OBJECTIVE ▸ Set out each line from the following listing that includes the word "this".

## START ENTRIES

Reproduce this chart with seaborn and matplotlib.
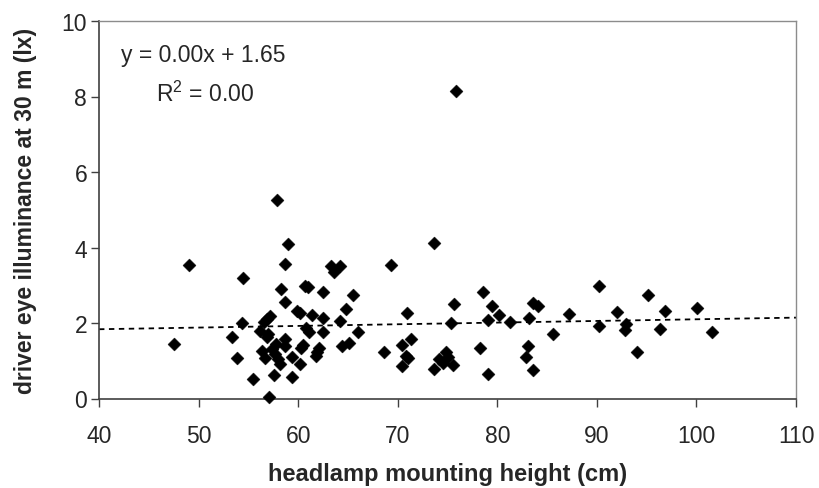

## END ENTRIES
## START ENTRIES

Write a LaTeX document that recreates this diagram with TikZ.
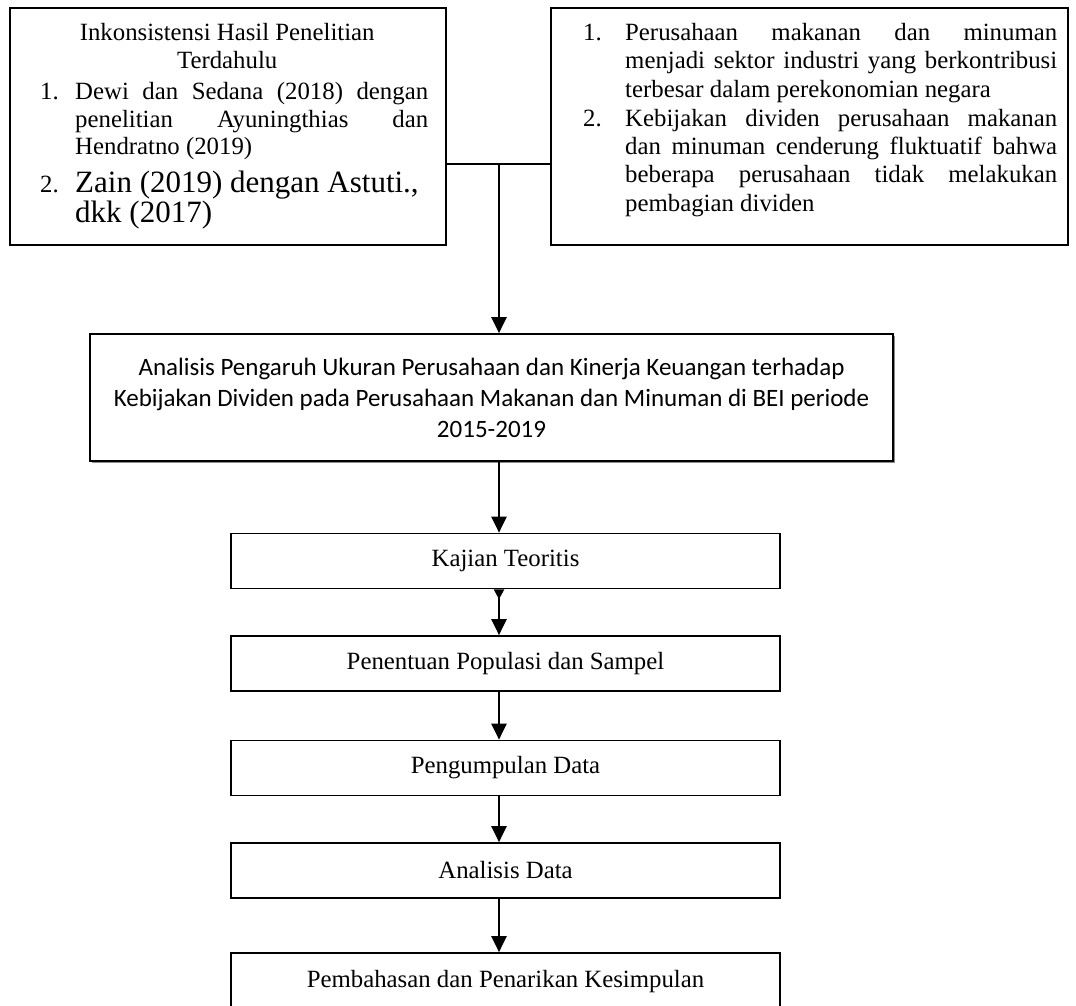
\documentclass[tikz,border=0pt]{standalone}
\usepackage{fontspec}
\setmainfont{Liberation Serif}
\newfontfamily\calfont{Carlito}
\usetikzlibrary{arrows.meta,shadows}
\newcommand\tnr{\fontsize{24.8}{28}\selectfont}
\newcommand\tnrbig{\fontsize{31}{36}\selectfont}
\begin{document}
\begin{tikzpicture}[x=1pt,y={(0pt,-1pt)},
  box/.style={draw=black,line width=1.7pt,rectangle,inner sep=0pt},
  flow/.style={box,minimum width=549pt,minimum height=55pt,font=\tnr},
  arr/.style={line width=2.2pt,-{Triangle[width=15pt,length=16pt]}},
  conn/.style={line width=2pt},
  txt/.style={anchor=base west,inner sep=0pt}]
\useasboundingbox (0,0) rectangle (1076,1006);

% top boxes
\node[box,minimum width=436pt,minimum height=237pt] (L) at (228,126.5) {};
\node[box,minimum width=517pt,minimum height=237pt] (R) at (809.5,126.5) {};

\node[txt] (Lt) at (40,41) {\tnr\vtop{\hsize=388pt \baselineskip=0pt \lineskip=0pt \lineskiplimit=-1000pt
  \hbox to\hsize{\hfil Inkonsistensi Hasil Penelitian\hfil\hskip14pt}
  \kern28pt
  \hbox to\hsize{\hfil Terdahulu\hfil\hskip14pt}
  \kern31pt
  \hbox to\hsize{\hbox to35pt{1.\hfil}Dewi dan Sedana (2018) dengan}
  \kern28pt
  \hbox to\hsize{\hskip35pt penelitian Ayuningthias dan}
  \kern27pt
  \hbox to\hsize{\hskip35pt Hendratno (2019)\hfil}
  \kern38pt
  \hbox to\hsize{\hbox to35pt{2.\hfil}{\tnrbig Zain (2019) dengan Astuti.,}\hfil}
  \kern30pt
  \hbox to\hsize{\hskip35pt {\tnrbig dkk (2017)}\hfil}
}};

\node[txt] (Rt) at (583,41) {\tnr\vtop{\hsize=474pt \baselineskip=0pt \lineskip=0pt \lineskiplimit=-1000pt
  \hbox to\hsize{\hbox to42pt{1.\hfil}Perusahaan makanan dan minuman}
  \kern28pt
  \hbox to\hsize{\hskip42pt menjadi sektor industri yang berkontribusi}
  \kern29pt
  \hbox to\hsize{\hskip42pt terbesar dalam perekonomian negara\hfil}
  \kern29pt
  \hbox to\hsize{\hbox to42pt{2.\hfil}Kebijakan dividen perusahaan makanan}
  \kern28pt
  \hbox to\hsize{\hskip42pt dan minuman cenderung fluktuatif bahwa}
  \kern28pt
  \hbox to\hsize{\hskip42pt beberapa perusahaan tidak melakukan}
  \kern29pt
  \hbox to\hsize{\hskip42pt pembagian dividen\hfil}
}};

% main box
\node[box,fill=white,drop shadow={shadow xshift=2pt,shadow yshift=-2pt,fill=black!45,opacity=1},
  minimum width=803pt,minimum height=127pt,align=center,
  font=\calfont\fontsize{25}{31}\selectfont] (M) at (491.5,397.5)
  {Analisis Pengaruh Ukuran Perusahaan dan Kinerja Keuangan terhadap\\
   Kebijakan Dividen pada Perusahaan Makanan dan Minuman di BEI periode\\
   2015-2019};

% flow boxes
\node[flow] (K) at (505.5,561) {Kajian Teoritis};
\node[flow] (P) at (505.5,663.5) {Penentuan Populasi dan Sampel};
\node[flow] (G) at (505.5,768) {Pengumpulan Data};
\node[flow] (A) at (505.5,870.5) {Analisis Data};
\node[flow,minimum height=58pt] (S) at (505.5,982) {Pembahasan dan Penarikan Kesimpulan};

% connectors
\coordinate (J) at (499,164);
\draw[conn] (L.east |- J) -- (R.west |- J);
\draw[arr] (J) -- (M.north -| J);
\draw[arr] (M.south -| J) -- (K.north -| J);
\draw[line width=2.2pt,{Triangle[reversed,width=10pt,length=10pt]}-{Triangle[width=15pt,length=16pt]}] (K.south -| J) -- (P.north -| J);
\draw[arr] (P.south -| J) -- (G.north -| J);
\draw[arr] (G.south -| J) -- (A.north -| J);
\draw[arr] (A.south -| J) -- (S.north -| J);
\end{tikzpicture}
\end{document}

## END ENTRIES
## START ENTRIES

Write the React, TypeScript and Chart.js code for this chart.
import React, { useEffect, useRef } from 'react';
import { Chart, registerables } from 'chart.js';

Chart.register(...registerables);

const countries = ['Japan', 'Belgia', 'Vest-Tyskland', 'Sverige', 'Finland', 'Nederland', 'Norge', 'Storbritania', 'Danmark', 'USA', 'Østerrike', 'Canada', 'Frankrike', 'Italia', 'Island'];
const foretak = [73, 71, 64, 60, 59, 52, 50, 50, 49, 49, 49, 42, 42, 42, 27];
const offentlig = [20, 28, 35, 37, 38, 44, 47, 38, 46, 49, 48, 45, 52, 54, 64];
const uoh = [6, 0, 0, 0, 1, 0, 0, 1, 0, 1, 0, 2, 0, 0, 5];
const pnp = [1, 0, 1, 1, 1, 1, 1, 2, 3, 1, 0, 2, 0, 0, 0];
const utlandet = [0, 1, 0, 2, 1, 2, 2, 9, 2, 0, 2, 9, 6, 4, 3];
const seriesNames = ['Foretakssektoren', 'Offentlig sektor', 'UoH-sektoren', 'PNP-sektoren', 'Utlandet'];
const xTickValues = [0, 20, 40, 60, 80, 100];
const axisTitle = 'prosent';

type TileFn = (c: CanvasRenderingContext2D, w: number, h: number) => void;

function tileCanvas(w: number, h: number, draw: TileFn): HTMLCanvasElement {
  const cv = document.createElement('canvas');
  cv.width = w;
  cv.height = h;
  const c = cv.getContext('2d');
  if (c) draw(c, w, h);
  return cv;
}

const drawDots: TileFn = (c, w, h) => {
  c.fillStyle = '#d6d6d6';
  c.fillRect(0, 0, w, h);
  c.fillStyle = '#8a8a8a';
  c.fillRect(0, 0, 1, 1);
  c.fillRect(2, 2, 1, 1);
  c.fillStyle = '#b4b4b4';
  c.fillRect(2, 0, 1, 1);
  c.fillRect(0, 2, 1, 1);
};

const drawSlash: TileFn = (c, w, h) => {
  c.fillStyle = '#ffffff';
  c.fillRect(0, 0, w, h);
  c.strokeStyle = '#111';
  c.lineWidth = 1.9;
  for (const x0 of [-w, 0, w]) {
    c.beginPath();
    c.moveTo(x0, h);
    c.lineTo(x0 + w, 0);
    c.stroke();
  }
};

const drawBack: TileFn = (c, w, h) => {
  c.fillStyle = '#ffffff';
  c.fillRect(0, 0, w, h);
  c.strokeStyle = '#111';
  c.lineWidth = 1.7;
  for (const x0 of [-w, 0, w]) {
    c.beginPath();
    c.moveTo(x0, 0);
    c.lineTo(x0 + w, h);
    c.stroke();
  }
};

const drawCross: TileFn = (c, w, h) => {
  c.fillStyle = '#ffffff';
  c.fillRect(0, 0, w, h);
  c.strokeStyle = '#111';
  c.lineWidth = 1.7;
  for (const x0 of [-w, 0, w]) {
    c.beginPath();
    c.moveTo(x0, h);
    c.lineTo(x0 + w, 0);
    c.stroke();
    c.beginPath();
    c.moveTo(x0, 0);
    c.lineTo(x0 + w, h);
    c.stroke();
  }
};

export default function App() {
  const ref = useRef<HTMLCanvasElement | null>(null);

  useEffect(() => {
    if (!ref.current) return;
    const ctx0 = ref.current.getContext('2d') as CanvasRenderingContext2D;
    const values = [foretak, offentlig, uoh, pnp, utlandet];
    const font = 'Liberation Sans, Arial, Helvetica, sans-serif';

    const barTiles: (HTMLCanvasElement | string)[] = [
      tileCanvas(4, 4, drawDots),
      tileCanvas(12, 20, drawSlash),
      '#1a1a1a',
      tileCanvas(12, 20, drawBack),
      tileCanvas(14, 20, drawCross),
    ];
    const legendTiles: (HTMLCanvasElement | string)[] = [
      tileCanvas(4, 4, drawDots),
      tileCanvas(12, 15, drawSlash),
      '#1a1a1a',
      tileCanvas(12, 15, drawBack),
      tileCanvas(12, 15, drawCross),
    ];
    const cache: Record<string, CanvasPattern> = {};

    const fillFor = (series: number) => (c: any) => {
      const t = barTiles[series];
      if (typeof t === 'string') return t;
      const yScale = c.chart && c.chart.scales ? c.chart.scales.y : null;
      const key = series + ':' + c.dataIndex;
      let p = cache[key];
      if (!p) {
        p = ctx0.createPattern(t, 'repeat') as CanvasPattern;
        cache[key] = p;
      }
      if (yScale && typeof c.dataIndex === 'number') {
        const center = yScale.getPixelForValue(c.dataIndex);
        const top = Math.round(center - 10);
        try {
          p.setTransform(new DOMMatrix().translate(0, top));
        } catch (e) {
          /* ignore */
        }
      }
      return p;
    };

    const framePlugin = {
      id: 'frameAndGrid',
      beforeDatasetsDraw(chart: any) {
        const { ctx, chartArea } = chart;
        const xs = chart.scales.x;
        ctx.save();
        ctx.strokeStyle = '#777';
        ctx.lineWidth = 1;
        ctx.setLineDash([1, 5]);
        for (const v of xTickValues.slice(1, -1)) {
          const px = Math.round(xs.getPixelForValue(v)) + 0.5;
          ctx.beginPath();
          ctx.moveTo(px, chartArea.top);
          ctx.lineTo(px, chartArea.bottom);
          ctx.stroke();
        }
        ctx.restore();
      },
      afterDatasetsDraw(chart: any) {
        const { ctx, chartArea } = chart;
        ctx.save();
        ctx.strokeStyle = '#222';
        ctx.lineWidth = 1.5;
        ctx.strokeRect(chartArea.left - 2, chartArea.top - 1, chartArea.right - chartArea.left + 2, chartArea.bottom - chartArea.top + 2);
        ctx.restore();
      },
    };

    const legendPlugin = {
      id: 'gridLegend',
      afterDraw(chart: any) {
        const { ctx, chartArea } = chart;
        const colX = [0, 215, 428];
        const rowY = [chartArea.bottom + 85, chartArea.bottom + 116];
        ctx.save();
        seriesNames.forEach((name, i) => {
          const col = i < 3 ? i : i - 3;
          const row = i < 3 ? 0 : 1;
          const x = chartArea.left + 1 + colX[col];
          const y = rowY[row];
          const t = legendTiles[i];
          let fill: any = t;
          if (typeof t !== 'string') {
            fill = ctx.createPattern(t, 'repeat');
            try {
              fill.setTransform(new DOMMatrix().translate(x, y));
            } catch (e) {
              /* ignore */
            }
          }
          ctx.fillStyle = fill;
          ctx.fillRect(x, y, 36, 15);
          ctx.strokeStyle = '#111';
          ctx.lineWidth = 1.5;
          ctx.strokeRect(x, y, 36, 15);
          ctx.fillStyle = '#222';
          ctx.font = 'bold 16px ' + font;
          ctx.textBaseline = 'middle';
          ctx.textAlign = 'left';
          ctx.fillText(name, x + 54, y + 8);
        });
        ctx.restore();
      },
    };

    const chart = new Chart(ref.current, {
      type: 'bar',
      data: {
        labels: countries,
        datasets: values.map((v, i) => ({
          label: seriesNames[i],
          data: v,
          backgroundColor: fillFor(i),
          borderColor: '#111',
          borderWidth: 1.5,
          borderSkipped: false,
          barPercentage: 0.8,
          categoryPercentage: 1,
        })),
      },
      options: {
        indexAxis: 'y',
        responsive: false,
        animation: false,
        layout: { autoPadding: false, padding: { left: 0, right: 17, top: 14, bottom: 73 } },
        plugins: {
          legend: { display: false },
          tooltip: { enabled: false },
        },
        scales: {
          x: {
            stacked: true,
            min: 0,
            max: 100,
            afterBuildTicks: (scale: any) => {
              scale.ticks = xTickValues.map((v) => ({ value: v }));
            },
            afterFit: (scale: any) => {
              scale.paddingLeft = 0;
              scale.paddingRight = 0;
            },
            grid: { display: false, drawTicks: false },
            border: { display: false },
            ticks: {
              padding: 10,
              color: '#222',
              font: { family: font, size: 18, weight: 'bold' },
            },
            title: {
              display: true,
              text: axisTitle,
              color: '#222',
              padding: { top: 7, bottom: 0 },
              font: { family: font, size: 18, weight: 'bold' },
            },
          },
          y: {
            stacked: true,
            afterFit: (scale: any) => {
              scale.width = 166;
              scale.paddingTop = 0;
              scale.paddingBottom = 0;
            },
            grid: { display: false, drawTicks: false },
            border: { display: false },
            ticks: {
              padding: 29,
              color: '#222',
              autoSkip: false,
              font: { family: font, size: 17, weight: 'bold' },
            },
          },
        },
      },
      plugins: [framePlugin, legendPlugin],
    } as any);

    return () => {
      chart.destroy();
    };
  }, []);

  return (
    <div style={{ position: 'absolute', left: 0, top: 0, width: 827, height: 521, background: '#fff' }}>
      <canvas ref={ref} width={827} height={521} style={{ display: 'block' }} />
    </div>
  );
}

## END ENTRIES

RESPONSE ▸
Reproduce this chart with seaborn and matplotlib.
Write a LaTeX document that recreates this diagram with TikZ.
Write the React, TypeScript and Chart.js code for this chart.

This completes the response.